# MLS Booth at SWGRS?



## vsmith (Jan 2, 2008)

OK its getting close to one month before the SWGRS, did I miss something or has there any kind of discussion about having an MLS display booth at this years show?, or are we all just gonna be hanging around the Door Hollow like last years show









Kind of short notice to bring up the subject but I was just wondering in case anyone was thinking about bringing stuff to display....I even dont know *IF* anyone was considering bringing any stuff to display.









If it was discusses earlier and the consensus was no booth this year, thats cool, I just wanted to know where we stood this year.


----------



## John J (Dec 29, 2007)

You know a better place to hag out other than the Doorhollow Dudes. 

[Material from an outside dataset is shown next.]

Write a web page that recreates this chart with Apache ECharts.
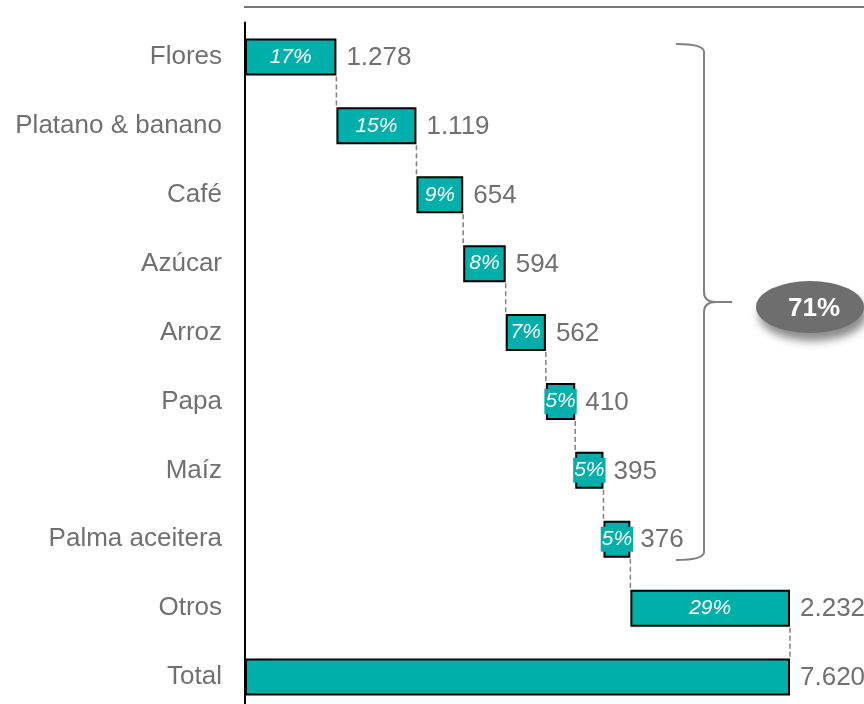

We just got to get them guys to bring more chairs for us 


I read somewhere we were going to have a booth at SWGRRS. But it has been so long I don't remember where I read it.


----------



## gscaleisfun (Jan 14, 2008)

You can have a booth. Just keep thinking of ideas so we can have lots of fun. 
David


----------



## vsmith (Jan 2, 2008)

David, the question I have to ask is would it be worth it cost-wise? I was just curious to see if there had been any talk about a booth which I guess never happened. Ideally, I would like to go both days but as it is I'm only looking at being there one day, Saturday. If other members were looking to bring stuff to display that might be something different but it doesnt seam like there much interest to do so, then theres the always sticky issue of finding volunteers to man the booth both days, I know how many folks prefer to roam around these shows, so unless others are interested I'll just let the issue rest and we'll just keep it a "casual" gathering around the Door Hollow, so to speak.


----------



## ShadsTrains (Dec 27, 2007)

I'm still working on firming up my plans. I will let you know by the end of the week what we're up to..


----------



## Stan Cedarleaf (Jan 2, 2008)

As Dave has offered the MLS folks a booth, could it be right near the Door Hollow modular so we could have folks there at all times. Could create a whole lot of interest and conversation. And Mark Johnson is setting up the Live Steam track so we could have even more fun. To quote Dave...


----------



## livesteam53 (Jan 4, 2008)

*Shad,*

*Make your Plans to Attend! We all are coming for a good time!!!!...







*


----------